Monster countered that the Basic presumption cannot be applied in options backdating cases because if a class member knew of or suspected options backdating, he or she could not have relied on the misrepresentations.

In their memorandum to the judge, the defendants said there was widespread knowledge of options backdating at 140 other public companies at the time Monster's problems were revealed in 2006, and there were institutional and other sophisticated investors in the class who "had the financial acumen and wherewithal to analyze the publicly available information regarding Monster and discover that the company was backdating stock option grants."

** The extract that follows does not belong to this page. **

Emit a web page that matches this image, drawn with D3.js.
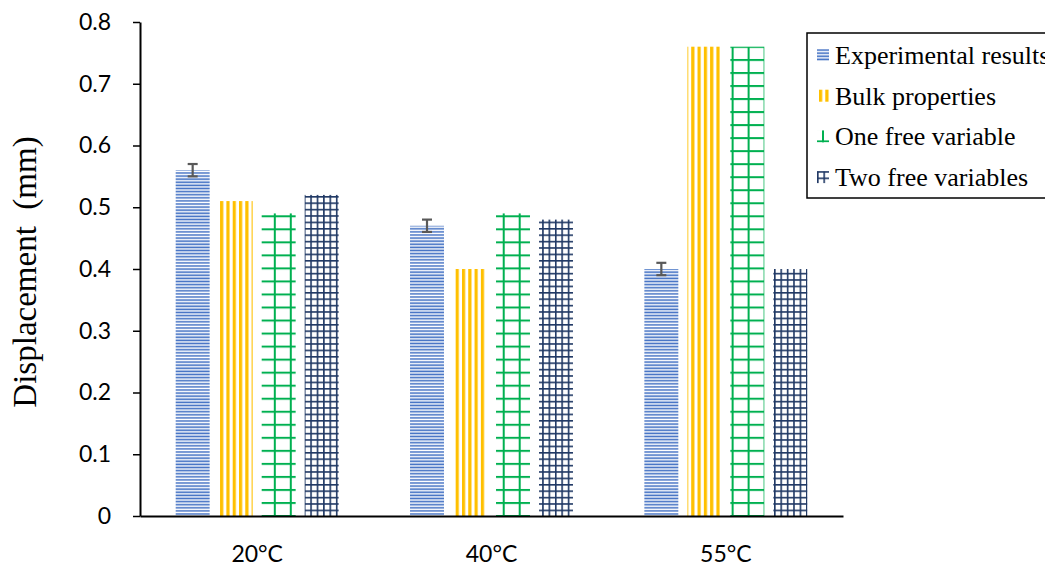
<!DOCTYPE html>
<html>
<head>
<meta charset="utf-8">
<script src="https://cdn.jsdelivr.net/npm/d3@7"></script>
<style>
  body { margin: 0; background: #fff; }
</style>
</head>
<body>
<div id="chart"></div>
<script>
// Data
const categories = ["20°C", "40°C", "55°C"];
const seriesNames = ["Experimental results", "Bulk properties", "One free variable", "Two free variables"];
const experimental = [0.56, 0.47, 0.40];
const bulk = [0.51, 0.40, 0.76];
const oneFree = [0.49, 0.49, 0.76];
const twoFree = [0.52, 0.48, 0.40];
const expError = [0.01, 0.01, 0.01];
const yTicks = [0, 0.1, 0.2, 0.3, 0.4, 0.5, 0.6, 0.7, 0.8];

const seriesValues = [experimental, bulk, oneFree, twoFree];
const colors = ["#4472C4", "#FFC000", "#00B050", "#1F3864"];

const W = 1045, H = 571;
const plot = { left: 140, right: 843, top: 22, bottom: 516 };

const svg = d3.select("#chart").append("svg")
    .attr("width", W)
    .attr("height", H);

const defs = svg.append("defs");

const x0 = d3.scaleBand().domain(categories).range([plot.left, plot.right]);
const x1 = d3.scaleBand().domain(seriesNames).range([0, x0.bandwidth()])
    .paddingInner(0.21).paddingOuter(0.83);
const y = d3.scaleLinear().domain([0, 0.8]).range([plot.bottom, plot.top]);

// Build a fill pattern for a series, anchored at (ox, oy)
function makePattern(id, s, ox, oy, bw) {
    const c = colors[s];
    const p = defs.append("pattern").attr("id", id)
        .attr("patternUnits", "userSpaceOnUse")
        .attr("x", ox).attr("y", oy);
    if (s === 0) {
        // horizontal thin lines
        p.attr("width", 4).attr("height", 3.1);
        p.append("rect").attr("width", 4).attr("height", 3.1).attr("fill", "#fff");
        p.append("rect").attr("y", 0.3).attr("width", 4).attr("height", 1.6).attr("fill", c);
    } else if (s === 1) {
        // vertical stripes
        p.attr("width", 6.3).attr("height", 10);
        p.append("rect").attr("width", 6.3).attr("height", 10).attr("fill", "#fff");
        p.append("rect").attr("width", 3.2).attr("height", 10).attr("fill", c);
    } else if (s === 2) {
        // large grid
        const pw = (bw - 2) / 2, ph = 13.03;
        p.attr("width", pw).attr("height", ph);
        p.append("rect").attr("width", pw).attr("height", ph).attr("fill", "#fff");
        p.append("rect").attr("width", 2).attr("height", ph).attr("fill", c);
        p.append("rect").attr("width", pw).attr("height", 2).attr("fill", c);
    } else {
        // small grid
        const cs = 6.4;
        p.attr("width", cs).attr("height", cs);
        p.append("rect").attr("width", cs).attr("height", cs).attr("fill", "#fff");
        p.append("rect").attr("width", 1.6).attr("height", cs).attr("fill", c);
        p.append("rect").attr("width", cs).attr("height", 1.6).attr("fill", c);
    }
    return `url(#${id})`;
}

// Y axis
const yAxis = svg.append("g")
    .attr("transform", `translate(${plot.left},0)`)
    .call(d3.axisLeft(y).tickValues(yTicks).tickSize(7).tickSizeOuter(0).tickPadding(22)
        .tickFormat(d => d === 0 ? "0" : d3.format(".1f")(d)));
yAxis.select(".domain").attr("stroke", "#000").attr("stroke-width", 2);
yAxis.selectAll(".tick line").attr("stroke", "#000").attr("stroke-width", 1.5);
yAxis.selectAll(".tick text")
    .style("font-family", "Lato, 'Open Sans', sans-serif")
    .style("font-size", "23px")
    .attr("fill", "#000");

// Bars
categories.forEach((cat, ci) => {
    const g = svg.append("g").attr("transform", `translate(${x0(cat)},0)`);
    seriesNames.forEach((name, s) => {
        const v = seriesValues[s][ci];
        const bx = x0(cat) + x1(name);
        const oy = s === 2 ? y(0) - 1 : y(0);
        const fill = makePattern(`p${ci}_${s}`, s, bx, oy, x1.bandwidth());
        g.append("rect")
            .attr("x", x1(name))
            .attr("y", y(v))
            .attr("width", x1.bandwidth())
            .attr("height", y(0) - y(v))
            .attr("fill", fill);
    });
    // Error bar on experimental results
    const ex = x1(seriesNames[0]) + x1.bandwidth() / 2;
    const v = experimental[ci], e = expError[ci];
    const eg = g.append("g").attr("stroke", "#595959").attr("stroke-width", 2.2);
    eg.append("line").attr("x1", ex).attr("x2", ex).attr("y1", y(v + e)).attr("y2", y(v - e));
    eg.append("line").attr("x1", ex - 5).attr("x2", ex + 5).attr("y1", y(v + e)).attr("y2", y(v + e));
    eg.append("line").attr("x1", ex - 5).attr("x2", ex + 5).attr("y1", y(v - e)).attr("y2", y(v - e));
});

// X axis
const xAxis = svg.append("g")
    .attr("transform", `translate(0,${plot.bottom})`)
    .call(d3.axisBottom(x0).tickSize(0).tickSizeOuter(0).tickPadding(30));
xAxis.select(".domain").attr("stroke", "#000").attr("stroke-width", 2);
xAxis.selectAll(".tick text")
    .style("font-family", "Lato, 'Open Sans', sans-serif")
    .style("font-size", "23px")
    .attr("fill", "#000");

// Y axis title
svg.append("text")
    .attr("transform", "translate(36,272) rotate(-90)")
    .attr("text-anchor", "middle")
    .style("font-family", "'Liberation Serif', 'Times New Roman', serif")
    .style("font-size", "33px")
    .attr("fill", "#000")
    .attr("xml:space", "preserve")
    .text("Displacement  (mm)");

// Legend
const legend = svg.append("g");
legend.append("rect")
    .attr("x", 807).attr("y", 33)
    .attr("width", 300).attr("height", 165)
    .attr("fill", "#fff")
    .attr("stroke", "#000").attr("stroke-width", 1.5);

seriesNames.forEach((name, s) => {
    const cy = 55 + s * 40.7;
    const sx = 817, sy = cy - 6;
    let fill;
    if (s === 2) fill = makePattern(`lg${s}`, s, sx + 5, sy + 10, 26);
    else fill = makePattern(`lg${s}`, s, s === 1 ? sx + 2 : sx, sy, 12);
    legend.append("rect")
        .attr("x", sx).attr("y", sy)
        .attr("width", 12).attr("height", 12)
        .attr("fill", fill);
    legend.append("text")
        .attr("x", 835).attr("y", cy + 9)
        .style("font-family", "'Liberation Serif', 'Times New Roman', serif")
        .style("font-size", "26px")
        .attr("fill", "#000")
        .text(name);
});
</script>
</body>
</html>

Judge Rakoff was not persuaded.

"[D]espite all of this speculation, Monster provides no direct evidence that any putative class member actually knew about option backdating at Monster before the scandal became public on June 12, 2006," he said. "This failure of Monster to produce evidence of a single class member who had actually figured out what Monster claims so many class members would have figured out is telling."

Andrew Levander of the Dechert firm, representing Monster, declined to comment.

Keller said, "We are thrilled with the certification of the class and thrilled that this firm is lead counsel for the class. We were obviously less than thrilled with the court's comments."